* Exercise task
Output exactly the lines that run from the line containing "Write a component" through the line containing "PieChart, Pie, Cell", with both ends included.

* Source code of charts
===
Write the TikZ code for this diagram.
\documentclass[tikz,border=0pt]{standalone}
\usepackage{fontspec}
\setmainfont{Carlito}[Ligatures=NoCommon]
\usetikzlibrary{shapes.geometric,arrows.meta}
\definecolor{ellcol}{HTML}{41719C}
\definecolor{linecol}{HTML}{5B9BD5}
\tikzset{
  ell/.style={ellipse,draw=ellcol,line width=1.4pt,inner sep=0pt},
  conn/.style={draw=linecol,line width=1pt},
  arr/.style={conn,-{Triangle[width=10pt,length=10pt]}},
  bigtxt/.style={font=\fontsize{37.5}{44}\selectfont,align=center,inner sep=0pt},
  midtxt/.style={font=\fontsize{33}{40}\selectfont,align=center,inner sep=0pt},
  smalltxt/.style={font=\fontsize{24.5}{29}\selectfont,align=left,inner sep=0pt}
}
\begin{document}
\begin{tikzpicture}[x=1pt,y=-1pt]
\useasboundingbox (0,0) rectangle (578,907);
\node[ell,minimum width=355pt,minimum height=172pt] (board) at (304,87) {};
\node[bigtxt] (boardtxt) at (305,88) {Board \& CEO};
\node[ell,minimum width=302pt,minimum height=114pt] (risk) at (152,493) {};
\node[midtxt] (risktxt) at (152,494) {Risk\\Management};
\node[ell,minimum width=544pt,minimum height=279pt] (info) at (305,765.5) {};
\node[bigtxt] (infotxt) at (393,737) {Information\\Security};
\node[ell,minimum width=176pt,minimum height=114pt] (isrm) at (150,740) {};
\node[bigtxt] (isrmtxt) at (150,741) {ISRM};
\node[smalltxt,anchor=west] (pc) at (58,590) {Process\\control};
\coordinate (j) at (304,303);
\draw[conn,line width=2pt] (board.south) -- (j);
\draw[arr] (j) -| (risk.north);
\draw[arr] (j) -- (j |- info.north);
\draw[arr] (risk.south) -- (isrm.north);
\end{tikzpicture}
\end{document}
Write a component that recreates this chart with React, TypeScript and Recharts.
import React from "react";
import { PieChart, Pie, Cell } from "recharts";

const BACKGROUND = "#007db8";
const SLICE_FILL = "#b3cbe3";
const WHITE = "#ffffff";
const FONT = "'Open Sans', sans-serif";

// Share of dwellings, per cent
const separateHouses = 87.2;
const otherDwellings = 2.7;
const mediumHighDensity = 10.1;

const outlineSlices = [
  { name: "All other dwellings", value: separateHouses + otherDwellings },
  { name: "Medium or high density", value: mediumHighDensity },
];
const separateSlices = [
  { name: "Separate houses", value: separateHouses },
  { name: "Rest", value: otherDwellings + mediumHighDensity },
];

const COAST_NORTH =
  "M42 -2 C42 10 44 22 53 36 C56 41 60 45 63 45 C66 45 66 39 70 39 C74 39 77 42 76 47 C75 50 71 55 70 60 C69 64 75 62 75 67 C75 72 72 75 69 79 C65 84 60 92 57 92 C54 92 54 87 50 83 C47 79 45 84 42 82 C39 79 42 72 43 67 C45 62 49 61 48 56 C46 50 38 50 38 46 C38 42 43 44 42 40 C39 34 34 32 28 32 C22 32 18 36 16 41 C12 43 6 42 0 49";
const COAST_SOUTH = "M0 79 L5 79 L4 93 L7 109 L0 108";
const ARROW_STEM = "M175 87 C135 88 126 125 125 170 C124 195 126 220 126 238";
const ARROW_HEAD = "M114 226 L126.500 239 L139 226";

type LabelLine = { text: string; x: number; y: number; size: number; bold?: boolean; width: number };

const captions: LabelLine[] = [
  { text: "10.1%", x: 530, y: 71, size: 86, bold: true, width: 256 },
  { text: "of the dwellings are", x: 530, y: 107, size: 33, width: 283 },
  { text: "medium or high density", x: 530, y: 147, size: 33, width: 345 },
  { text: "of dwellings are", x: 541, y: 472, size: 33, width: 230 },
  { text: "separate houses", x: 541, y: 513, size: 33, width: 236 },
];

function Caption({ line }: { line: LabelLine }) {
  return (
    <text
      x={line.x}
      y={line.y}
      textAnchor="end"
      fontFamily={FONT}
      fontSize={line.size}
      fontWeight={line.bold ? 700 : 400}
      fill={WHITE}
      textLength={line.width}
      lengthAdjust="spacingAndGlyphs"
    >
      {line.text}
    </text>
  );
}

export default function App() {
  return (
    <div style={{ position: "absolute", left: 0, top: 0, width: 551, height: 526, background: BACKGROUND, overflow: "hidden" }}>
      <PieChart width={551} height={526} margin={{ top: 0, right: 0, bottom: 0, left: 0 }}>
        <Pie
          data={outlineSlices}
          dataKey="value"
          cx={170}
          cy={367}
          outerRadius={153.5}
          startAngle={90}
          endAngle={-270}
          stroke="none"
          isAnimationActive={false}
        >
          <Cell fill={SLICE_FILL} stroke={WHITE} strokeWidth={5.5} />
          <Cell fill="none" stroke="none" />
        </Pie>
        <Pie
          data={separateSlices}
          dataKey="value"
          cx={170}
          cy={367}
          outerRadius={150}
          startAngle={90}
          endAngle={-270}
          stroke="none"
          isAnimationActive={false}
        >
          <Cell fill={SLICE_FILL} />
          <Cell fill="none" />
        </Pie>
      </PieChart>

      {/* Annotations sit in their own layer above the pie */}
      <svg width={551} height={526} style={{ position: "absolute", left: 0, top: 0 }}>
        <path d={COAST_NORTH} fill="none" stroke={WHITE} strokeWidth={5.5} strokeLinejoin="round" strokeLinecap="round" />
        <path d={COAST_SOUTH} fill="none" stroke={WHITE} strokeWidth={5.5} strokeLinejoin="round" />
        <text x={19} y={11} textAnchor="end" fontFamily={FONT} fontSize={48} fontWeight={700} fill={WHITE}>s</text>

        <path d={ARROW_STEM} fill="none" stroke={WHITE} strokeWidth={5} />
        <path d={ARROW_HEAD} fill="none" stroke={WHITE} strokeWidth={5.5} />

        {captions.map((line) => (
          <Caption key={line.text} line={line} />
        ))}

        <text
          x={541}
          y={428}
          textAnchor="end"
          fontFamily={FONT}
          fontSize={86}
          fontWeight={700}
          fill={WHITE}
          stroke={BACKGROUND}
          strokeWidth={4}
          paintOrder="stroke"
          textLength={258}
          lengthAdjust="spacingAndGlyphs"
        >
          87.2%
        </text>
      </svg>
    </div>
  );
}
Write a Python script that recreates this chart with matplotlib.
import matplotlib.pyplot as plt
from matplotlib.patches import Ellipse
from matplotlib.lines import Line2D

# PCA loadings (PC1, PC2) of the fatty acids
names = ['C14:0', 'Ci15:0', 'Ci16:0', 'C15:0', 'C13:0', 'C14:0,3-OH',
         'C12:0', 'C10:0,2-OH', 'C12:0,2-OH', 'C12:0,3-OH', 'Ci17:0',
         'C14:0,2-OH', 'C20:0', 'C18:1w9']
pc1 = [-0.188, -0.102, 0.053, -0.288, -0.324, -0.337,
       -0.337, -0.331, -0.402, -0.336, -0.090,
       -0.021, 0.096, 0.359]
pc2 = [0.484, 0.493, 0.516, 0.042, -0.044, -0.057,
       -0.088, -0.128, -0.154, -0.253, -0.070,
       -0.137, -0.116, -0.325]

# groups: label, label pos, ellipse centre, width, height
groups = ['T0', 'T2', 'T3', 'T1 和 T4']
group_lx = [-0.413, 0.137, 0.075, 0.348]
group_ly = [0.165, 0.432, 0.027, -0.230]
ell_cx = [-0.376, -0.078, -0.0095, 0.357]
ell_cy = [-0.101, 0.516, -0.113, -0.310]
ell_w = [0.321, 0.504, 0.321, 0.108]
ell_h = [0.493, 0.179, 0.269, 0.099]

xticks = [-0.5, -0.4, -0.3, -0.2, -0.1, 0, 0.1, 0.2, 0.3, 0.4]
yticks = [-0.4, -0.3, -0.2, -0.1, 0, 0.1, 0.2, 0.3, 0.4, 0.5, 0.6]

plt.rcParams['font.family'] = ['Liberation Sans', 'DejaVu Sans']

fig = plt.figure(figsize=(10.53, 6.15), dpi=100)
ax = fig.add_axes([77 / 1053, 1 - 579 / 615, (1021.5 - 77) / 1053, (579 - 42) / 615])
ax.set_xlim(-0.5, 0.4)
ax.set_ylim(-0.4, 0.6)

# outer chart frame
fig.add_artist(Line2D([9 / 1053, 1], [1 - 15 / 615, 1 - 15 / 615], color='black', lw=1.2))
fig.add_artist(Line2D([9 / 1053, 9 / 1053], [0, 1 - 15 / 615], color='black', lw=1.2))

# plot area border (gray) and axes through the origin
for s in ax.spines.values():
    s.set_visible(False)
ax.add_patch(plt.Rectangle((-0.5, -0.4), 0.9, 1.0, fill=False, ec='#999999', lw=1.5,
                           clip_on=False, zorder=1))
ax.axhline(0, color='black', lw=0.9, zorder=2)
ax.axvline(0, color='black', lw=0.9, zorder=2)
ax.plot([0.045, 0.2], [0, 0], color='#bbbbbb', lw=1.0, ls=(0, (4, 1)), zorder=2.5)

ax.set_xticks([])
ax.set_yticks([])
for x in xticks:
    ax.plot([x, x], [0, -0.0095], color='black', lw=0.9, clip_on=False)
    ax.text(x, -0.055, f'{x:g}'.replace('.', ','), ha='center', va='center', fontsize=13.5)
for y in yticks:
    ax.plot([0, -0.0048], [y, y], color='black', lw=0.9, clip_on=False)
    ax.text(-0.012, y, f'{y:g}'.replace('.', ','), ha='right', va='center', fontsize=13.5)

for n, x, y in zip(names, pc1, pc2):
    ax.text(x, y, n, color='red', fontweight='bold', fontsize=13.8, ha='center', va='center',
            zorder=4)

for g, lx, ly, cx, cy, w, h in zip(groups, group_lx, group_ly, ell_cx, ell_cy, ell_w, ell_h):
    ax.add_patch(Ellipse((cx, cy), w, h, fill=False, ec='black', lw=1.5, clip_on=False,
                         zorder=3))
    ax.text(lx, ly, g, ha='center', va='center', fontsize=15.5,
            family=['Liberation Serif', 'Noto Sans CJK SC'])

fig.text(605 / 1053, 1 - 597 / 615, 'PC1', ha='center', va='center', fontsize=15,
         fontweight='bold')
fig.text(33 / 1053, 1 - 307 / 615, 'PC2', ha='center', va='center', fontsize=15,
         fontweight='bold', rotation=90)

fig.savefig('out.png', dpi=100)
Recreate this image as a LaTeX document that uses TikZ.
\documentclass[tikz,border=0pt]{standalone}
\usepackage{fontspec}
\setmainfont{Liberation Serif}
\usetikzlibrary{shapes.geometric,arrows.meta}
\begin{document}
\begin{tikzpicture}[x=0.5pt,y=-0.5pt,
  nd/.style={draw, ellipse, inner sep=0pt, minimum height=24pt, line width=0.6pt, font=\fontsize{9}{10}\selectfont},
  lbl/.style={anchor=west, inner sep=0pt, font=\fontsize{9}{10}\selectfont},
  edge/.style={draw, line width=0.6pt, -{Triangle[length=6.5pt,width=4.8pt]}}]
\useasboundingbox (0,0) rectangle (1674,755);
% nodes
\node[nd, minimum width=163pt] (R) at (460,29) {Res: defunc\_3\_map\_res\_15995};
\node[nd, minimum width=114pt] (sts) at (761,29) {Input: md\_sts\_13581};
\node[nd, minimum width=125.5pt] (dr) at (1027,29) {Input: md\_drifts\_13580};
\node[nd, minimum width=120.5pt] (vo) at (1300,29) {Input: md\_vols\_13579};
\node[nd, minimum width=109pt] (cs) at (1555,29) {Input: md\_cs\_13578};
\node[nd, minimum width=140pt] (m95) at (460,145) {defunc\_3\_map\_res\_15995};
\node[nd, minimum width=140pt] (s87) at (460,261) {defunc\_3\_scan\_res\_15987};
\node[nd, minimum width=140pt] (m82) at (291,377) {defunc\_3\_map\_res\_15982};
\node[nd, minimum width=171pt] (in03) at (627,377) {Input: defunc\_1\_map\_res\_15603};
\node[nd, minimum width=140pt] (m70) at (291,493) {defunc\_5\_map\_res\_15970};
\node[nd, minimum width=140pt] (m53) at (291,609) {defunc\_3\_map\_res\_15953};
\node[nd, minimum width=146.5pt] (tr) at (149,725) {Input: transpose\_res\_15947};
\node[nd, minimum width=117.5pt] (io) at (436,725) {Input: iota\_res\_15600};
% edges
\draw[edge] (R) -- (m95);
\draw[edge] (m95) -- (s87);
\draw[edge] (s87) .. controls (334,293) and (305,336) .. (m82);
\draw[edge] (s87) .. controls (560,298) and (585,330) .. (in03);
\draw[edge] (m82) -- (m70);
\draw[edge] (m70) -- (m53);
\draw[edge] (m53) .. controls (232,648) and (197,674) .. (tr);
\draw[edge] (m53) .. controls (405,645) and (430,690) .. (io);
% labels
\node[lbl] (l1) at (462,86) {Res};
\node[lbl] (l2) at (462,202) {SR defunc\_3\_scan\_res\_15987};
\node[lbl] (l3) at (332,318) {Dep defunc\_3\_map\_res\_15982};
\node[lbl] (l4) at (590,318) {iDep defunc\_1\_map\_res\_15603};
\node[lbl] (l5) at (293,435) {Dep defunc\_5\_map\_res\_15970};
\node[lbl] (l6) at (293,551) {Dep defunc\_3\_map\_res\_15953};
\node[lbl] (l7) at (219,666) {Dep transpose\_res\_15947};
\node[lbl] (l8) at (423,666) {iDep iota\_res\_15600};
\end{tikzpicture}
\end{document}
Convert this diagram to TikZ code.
===
* Answer to the exercise
Write a component that recreates this chart with React, TypeScript and Recharts.
import React from "react";
import { PieChart, Pie, Cell } from "recharts";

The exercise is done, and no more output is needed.